En avril 2018, Kendrick Lamar a été récompensé par le prestigieux prix Pulitzer dans la catégorie musique pour son album DAMN , une première pour un artiste hip-hop et plus largement pour la musique populaire moderne. Deux années avant, le prix Nobel de littérature a été décerné à Bob Dylan « pour avoir créé dans le cadre de la grande tradition de la musique américaine de nouveaux modes d’expression poétique ». Ces récompenses ont créent de vives réactions diverses qui en divisant le public, artistes et supporters, nous ont amené à nous interroger sur divers points ; quel lien peut-on faire entre ces deux décisions et artistes ? Pourquoi maintenant ? Pourquoi Lamar et Dylan ? et quel est l’impact de ces prix élitistes ?

Kendrick Lamar
Rappeur, parolier et réalisateur artistique, naît en 1987 en Californie de parents originaires de Chicago, publie sa première mixtape à 16 ans sous le pseudonyme K-Dot. Il lance son premier album en 2011 mais le grand succès arrive avec Good Kid, M.A.A.D City un an plus tard. Salué pour la poésie de ses textes, la popularité de Lamar grandit ; il obtient rapidement le respect de ses pairs, il compte 12 Grammy Awards, deux honneurs civiques et il conquiert la reconnaissance de Billboard et Rolling Stone. Dans son oeuvre il aborde divers thèmes ; adolescence, addiction, religion et il s’engage contre les violences conjugales et les policières pour la cause de noirs. Il devient une voix importante représentant la communauté noire avec son titre Alright qui constitue un hymne du mouvement Black Lives Matter et avec la réalisation de la bande originale du premier blockbuster avec des super-héros noirs, Black Panther en 2018. En avril de la même année, il devient le premier artiste hip-hop récompensé d’un prix Pulitzer.

Le prix Pulitzer.
Si le prix Pulitzer a été créé en 1917, la catégorie musique est, elle, apparue en 1943. Elle a été systématiquement attribuée à des oeuvres de musique classique jusqu’au sacre du musicien et compositeur de jazz Wynton Marsalis, en 1997. Dès l’année suivante, le conseil d’administration du prix Pulitzer a décidé d’assouplir les critères afin de favoriser la diversité des oeuvres éligibles mais malgré ces réformes, aucun artiste de musique moderne populaire n’avait encore été récompensé avant cette année. Sur le cas de Lamar, le conseil du Pulitzer l’a choisi sur la base du dernier album du rappeur
qualifié de « collection de morceaux plein de virtuosité, unifiée par l’authenticité de sa langue et une dynamique rythmique qui proposent des photos marquantes, capturant la complexité de la vie moderne des Afro-Américains. » Interrogé par Billboard , l’administrateur du prix a évoqué une discussion qui a mené à considérer Kendrick Lamar pour ce prix : « Et bien, si nous considérons des pièces musicales qui possèdent des influences hip-hop, pourquoi ne considérions-nous pas le hip-hop ?« .

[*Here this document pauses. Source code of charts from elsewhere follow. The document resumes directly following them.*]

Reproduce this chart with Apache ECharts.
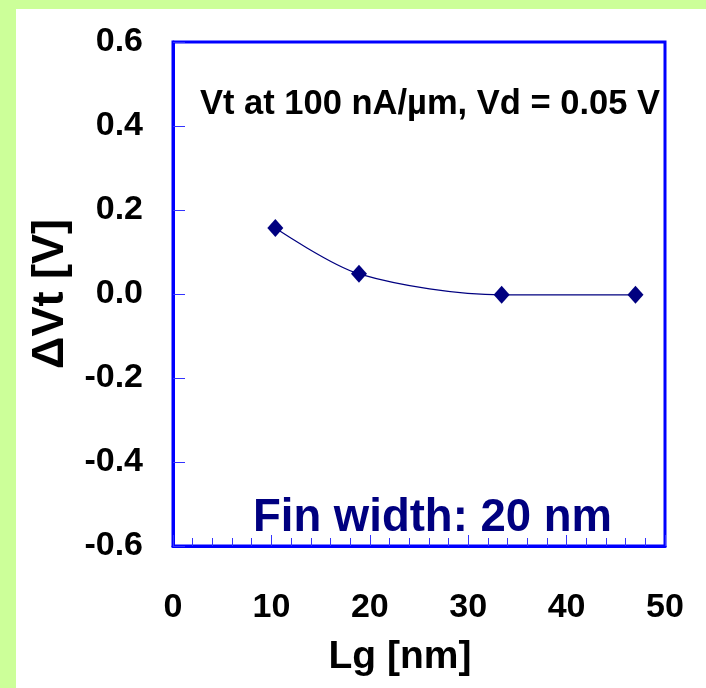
<!DOCTYPE html>
<html>
<head>
<meta charset="utf-8">
<script src="https://cdn.jsdelivr.net/npm/echarts@6/dist/echarts.min.js"></script>
<style>
  body { margin: 0; background: #ccff99; }
  #main { position: absolute; left: 16px; top: 9px; width: 690px; height: 679px; background: #ffffff; }
</style>
</head>
<body>
<div id="main"></div>
<script>
// gate length (nm) and threshold shift (V)
var lgValues = [10.4, 18.9, 33.4, 47.0];
var dvtValues = [0.157, 0.048, -0.002, -0.002];
var titleText = 'Vt at 100 nA/\u00b5m, Vd = 0.05 V';
var noteText = 'Fin width: 20 nm';

var FONT = "'Liberation Sans', Arial, sans-serif";

function initChart() {
    var points = [];
    for (var i = 0; i < lgValues.length; i++) {
        points.push([lgValues[i], dvtValues[i]]);
    }
    var option = {
        animation: false,
        grid: {
            left: 157,
            top: 33,
            width: 492,
            height: 504,
            show: true,
            borderColor: '#0000ff',
            borderWidth: 3,
            backgroundColor: '#ffffff'
        },
        xAxis: {
            type: 'value',
            min: 0,
            max: 50,
            interval: 10,
            name: 'Lg [nm]',
            nameLocation: 'middle',
            nameGap: 92,
            nameTextStyle: {
                fontFamily: FONT, fontWeight: 'bold', fontSize: 39, color: '#000',
                padding: [0, 38, 0, 0]
            },
            axisLine: { onZero: false, lineStyle: { color: '#0000ff', width: 3 } },
            axisTick: { inside: true, length: 11, lineStyle: { color: '#3333ff', width: 1 } },
            minorTick: { show: true, splitNumber: 5, length: 8, lineStyle: { color: '#3333ff', width: 1 } },
            splitLine: { show: false },
            axisLabel: { margin: 45, fontFamily: FONT, fontWeight: 'bold', fontSize: 34, color: '#000' }
        },
        yAxis: {
            type: 'value',
            min: -0.6,
            max: 0.6,
            interval: 0.2,
            name: '\u0394Vt [V]',
            nameLocation: 'middle',
            nameGap: 100,
            nameTextStyle: { fontFamily: FONT, fontWeight: 'bold', fontSize: 45, color: '#000' },
            axisLine: { onZero: false, lineStyle: { color: '#0000ff', width: 3 } },
            axisTick: { inside: true, length: 12, lineStyle: { color: '#3333ff', width: 1 } },
            splitLine: { show: false },
            axisLabel: {
                margin: 30,
                fontFamily: FONT, fontWeight: 'bold', fontSize: 34, color: '#000',
                formatter: function (v) { return v.toFixed(1); }
            }
        },
        graphic: [{
            type: 'text',
            left: 184,
            top: 78,
            style: { text: titleText, font: 'bold 34.5px ' + FONT, fill: '#000' }
        }, {
            type: 'text',
            left: 237,
            top: 486,
            style: { text: noteText, font: 'bold 45.5px ' + FONT, fill: '#000080' }
        }],
        series: [{
            type: 'line',
            data: points,
            smooth: 0.3,
            symbol: 'diamond',
            symbolSize: [16, 18],
            itemStyle: { color: '#000080' },
            lineStyle: { color: '#000080', width: 1.2 }
        }]
    };
    var myChart = echarts.init(document.getElementById('main'));
    myChart.setOption(option);
}

initChart();
</script>
</body>
</html>
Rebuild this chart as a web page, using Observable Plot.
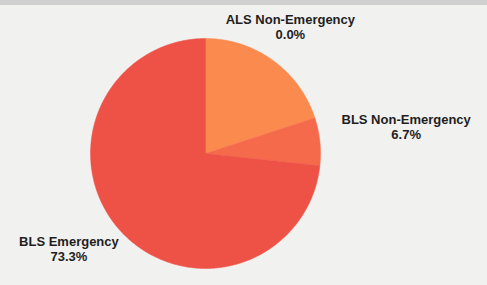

Comme dans les lois de la physique, toute action entraîne une réaction égale et opposée. L’annonce de la remise du prix invite la Presse et le public à se positionner et exprimer leurs doutes ou soutien selon quatres axes principaux.

Dimension Sociale.
“Le rappeur politique”, la voix d’aujourd’hui, le porte-parole de la communauté afro-américaine. La majorité de journaux se focalisent sur l’action sociale de Lamar en mettant l’accent sur le titre Alright , issu de l’album To Pimp a Butterfly , qui est devenu l’hymne non officiel du mouvement protestataire Black Lives Matter, l’album est qualifié par Jeune Afrique de “fresque sociale”. Il déploie tout son talent pour raconter, avec fatalisme et colère, les misères de son entourage, il livre un hommage aux victimes de la violence policière et avec DAMN. il appelle l’Amérique de se réveiller et la confronte à ses plaies. Detroit Free Press souligne le contenu de son oeuvre enrichi en storytelling et commentaire et il décrit Lamar comme le chanteur engagé qui jette un regard politique et moderne sur une société américaine en souffrance.

Le Rap Legitime.
Surnommé “virtuose et génie” par Jeune Afrique , Lamar prouve jour après jour que les artistes du genre populaire sont toujours là et ont des histoires à nous raconter. Pitchfork met en valeur le message du parolier qui témoigne que le rap n’a pas de limites, ses histoires ont une vraie force transformative qui dépasse les hiérarchies et les hégémonies et exercent une influence indéfectible. Parallèlement, les journaux évoquent les questions du “pourquoi maintenant en 2018” et “pourquoi DAMN. ” La réponse universelle est simple ; “peu importe”. Le Washington Pos t affirme que le rap est la plus significative pop idiome de nos jours ; le son du siècle de la Vie Américaine – une forme d’art noire qui s’adresse à tous et non seulement à la communauté noire. Il s’agit d’une conversation implicite sur l’héritage l’esclavage, la ségrégation, la
brutalité policière et autres injustices que la société ne s’occupe à résoudre. Dans ce sens-la, le rap est le son d’un état écrasé qui a du mal à se comprendre. Artiste hip-hop Jahi constate que Kendrick Lamar reste un indicateur de la gamme comme une culture et que ses albums sont “ une preuve au monde qu’on a de la voix, on a quelques choses à dire aujourd’hui et on continue de produire des géants lyriques qui peuvent partager notre expérience comme peuple.

Source – Washington Post

Reconnaissance Partielle.
Contrairement à la Presse internationale, certains journaux français ont suivi la politique de présenter une description simple de l’événement ou même encore se sont contentés d’un copier-coller. Plus précisément, ce sont des articles dans le Figaro, des Echos, Huffington Post où on retrouve à de
très légères différences près exactement le même texte. Choix direct par rapport à la nationalité du prix Pulitzer qui s’adresse exclusivement aux Etats-Unis ou manque d’intérêt pour cette nouvelle?

Un prix contesté?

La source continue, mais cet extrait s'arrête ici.